More financing options, more bootstrapped startups, we reckon. This prompted a question: Could bootstrapping reduce, over a long enough time horizon, some of the built-up pressure that unexited unicorns represent?

Unlocked advantages

Bootstrapping in 2021 is quite different from what it used to be – and more viable than ever. And while it is impressive to see bootstrapped companies go public, we are curious about another possibility: Could bootstrapped companies just stay private forever?

After all, not all successful startups are in a good position to IPO, and we are facing an IPO traffic jam that even SPACs are failing to solve. But funded unicorns can’t escape it: They need to provide liquidity to their investors, and it’s too late for them to pursue a different route. Their bootstrapped counterparts, in contrast, have options.

This makes bootstrapping an attractive alternative for founders who don’t want the pressure of having raised venture capital — or are simply unable to get that sort of funding in the first place. Sure, VC in the U.S. broke records this year, but it is still very, very far from being evenly distributed. Per Crunchbase data, U.S. startups with solely female founders raised just 2.2% of the country’s venture funding for the first eight months of the year.

Furthermore, according to Crunchbase, funding to Black founders in the first half of 2021 only accounted for 1.2% of the total, despite a “more than four-fold” year-on-year increase. Black women startup founders raised just 0.34% of the total in that same period. If you are in one of these blind spots, it is not hard to see why you may want to seriously consider bootstrapping.

Beyond being able to dodge pressure for liquidity, and perhaps allowing for a more diverse founder pool, startups can simply skip the expenses and headaches of going public.

While getting listed can bring rigor to a company by forcing more concrete accounting controls and more robust forecasting, it’s also costly and changes how a company operates. Alex discussed the matter with a CFO, a former CFO turned venture capitalist and a venture investor during Disrupt this week, where the costs were clearly detailed. But for bootstrapped companies, there’s no trigger or push to go public or sell a business. Control remains firmly in the hands of its builders, instead of its backers.

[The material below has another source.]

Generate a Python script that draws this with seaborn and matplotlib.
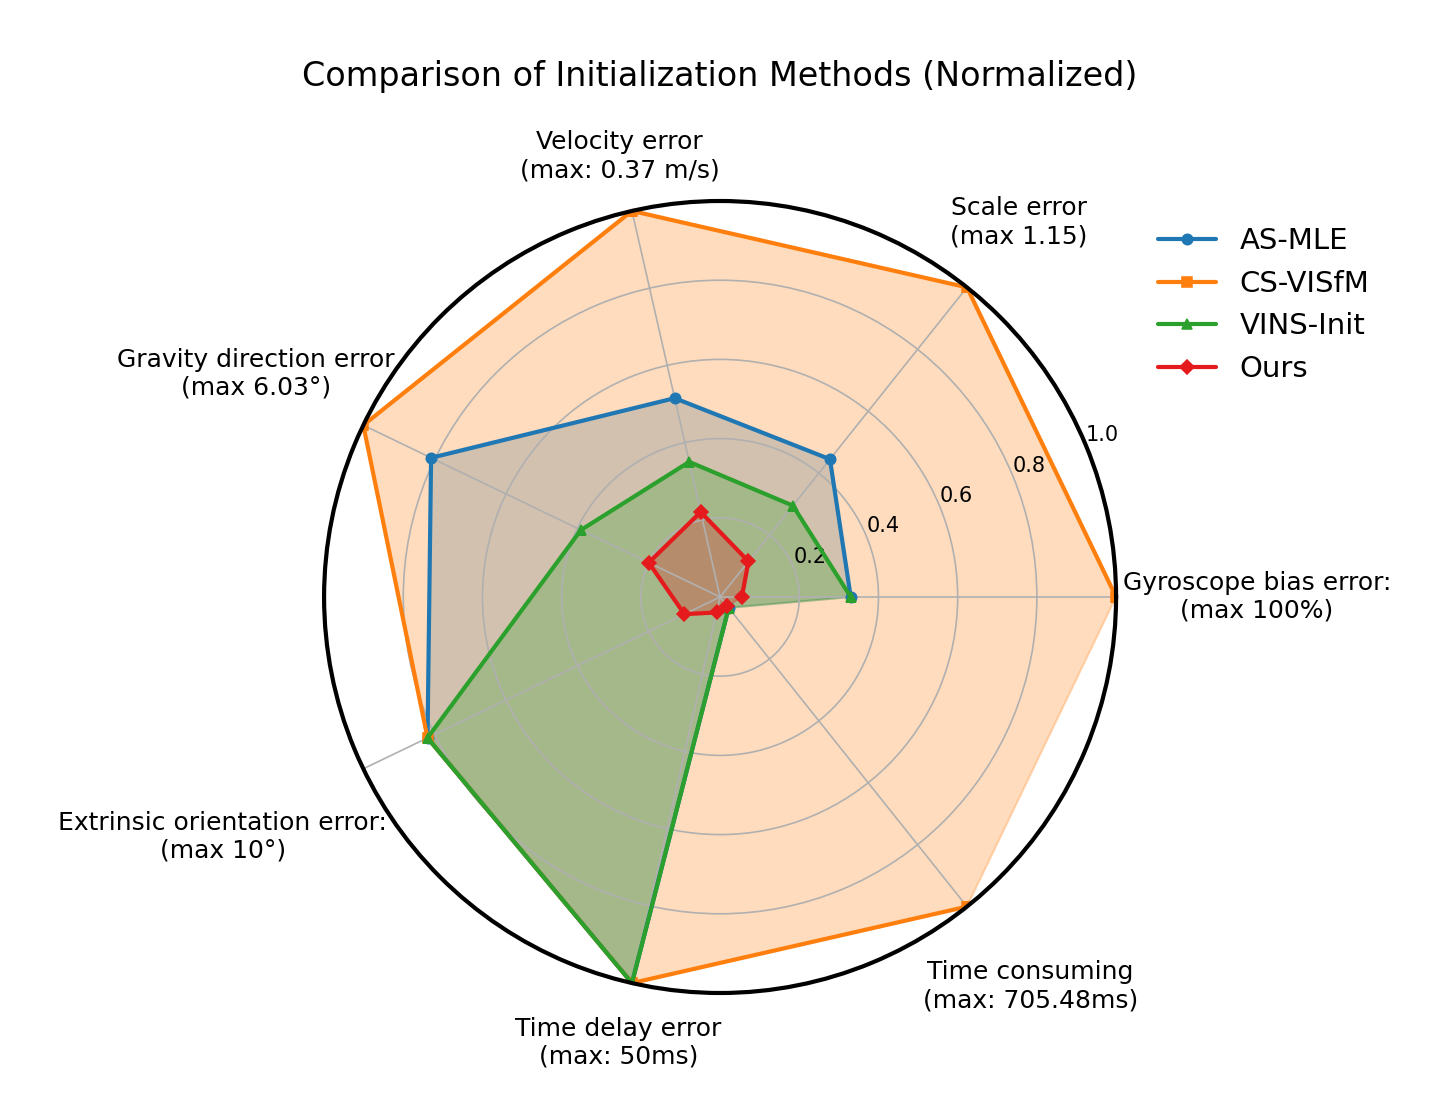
import numpy as np
import pandas as pd
import seaborn as sns
import matplotlib
matplotlib.use("Agg")
import matplotlib.pyplot as plt

# axis labels (counter-clockwise from the right)
categories = [
    "Gyroscope bias error:\n(max 100%)",
    "Scale error\n(max 1.15)",
    "Velocity error\n(max: 0.37 m/s)",
    "Gravity direction error\n(max 6.03°)",
    "Extrinsic orientation error:\n(max 10°)",
    "Time delay error\n(max: 50ms)",
    "Time consuming\n(max: 705.48ms)",
]

# normalized values
as_mle = [0.33, 0.445, 0.515, 0.81, 0.82, 1.0, 0.035]
cs_visfm = [1.0, 1.0, 1.0, 1.0, 0.82, 1.0, 1.0]
vins_init = [0.33, 0.295, 0.35, 0.39, 0.82, 1.0, 0.035]
ours = [0.055, 0.115, 0.22, 0.20, 0.10, 0.04, 0.03]

methods = ["AS-MLE", "CS-VISfM", "VINS-Init", "Ours"]
series = [as_mle, cs_visfm, vins_init, ours]
colors = ["#1f77b4", "#ff7f0e", "#2ca02c", "#e41a1c"]
markers = ["o", "s", "^", "D"]

# how far out each category label sits (radius of its centre)
label_radius = [1.356, 1.21, 1.142, 1.30, 1.394, 1.154, 1.257]

sns.set_theme(style="white")
plt.rcParams["font.family"] = ["DejaVu Sans"]
plt.rcParams["text.color"] = "black"
plt.rcParams["xtick.color"] = "black"
plt.rcParams["ytick.color"] = "black"
plt.rcParams["axes.axisbelow"] = "line"

n = len(categories)
angles = np.linspace(0, 2 * np.pi, n, endpoint=False).tolist()
angles_closed = angles + angles[:1]

fig = plt.figure(figsize=(1439 / 150, 1093 / 150), dpi=150)
ax = fig.add_axes([0.2252, 0.0915, 0.5504, 0.7246], projection="polar")

for name, vals, col, mk in zip(methods, series, colors, markers):
    vals_closed = vals + vals[:1]
    df = pd.DataFrame({"angle": angles_closed, "value": vals_closed})
    sns.lineplot(data=df, x="angle", y="value", ax=ax, color=col, marker=mk,
                 markersize=5, markeredgecolor=col,
                 linewidth=2, sort=False, label=name)
    ax.fill(angles_closed, vals_closed, color=col, alpha=0.27)

ax.set_ylim(0, 1.0)
ax.set_xticks(angles)
ax.set_xticklabels([])
for ang, lab, rr in zip(angles, categories, label_radius):
    ax.text(ang, rr, lab, fontsize=12, ha="center", va="center",
            multialignment="center", color="black")

ax.set_yticks([0.2, 0.4, 0.6, 0.8, 1.0])
ax.set_yticklabels(["0.2", "0.4", "0.6", "0.8", "1.0"], fontsize=10)
ax.set_rlabel_position(22.5)
ax.set_xlabel("")
ax.set_ylabel("")
ax.grid(True, color="#b0b0b0", linewidth=0.8)
ax.spines["polar"].set_linewidth(2)
ax.spines["polar"].set_color("black")

ax.set_title("Comparison of Initialization Methods (Normalized)", fontsize=16, pad=55)
ax.legend(loc="upper left", bbox_to_anchor=(1.02, 1.0), fontsize=14, frameon=False)

fig.savefig("out.png", dpi=150)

As a final note, bootstrapping doesn’t preclude a company from giving its employees equity. And in today’s climate, many employees may expect shares in the company they help build. Bootstrapping, in other words, is not a license to go full-Mailchimp and tell workers that you won’t sell the business, only to later take a check without letting the corporate staff buy into that very upside. You can share the pie, even if you aren’t inviting capital sources over for a slice.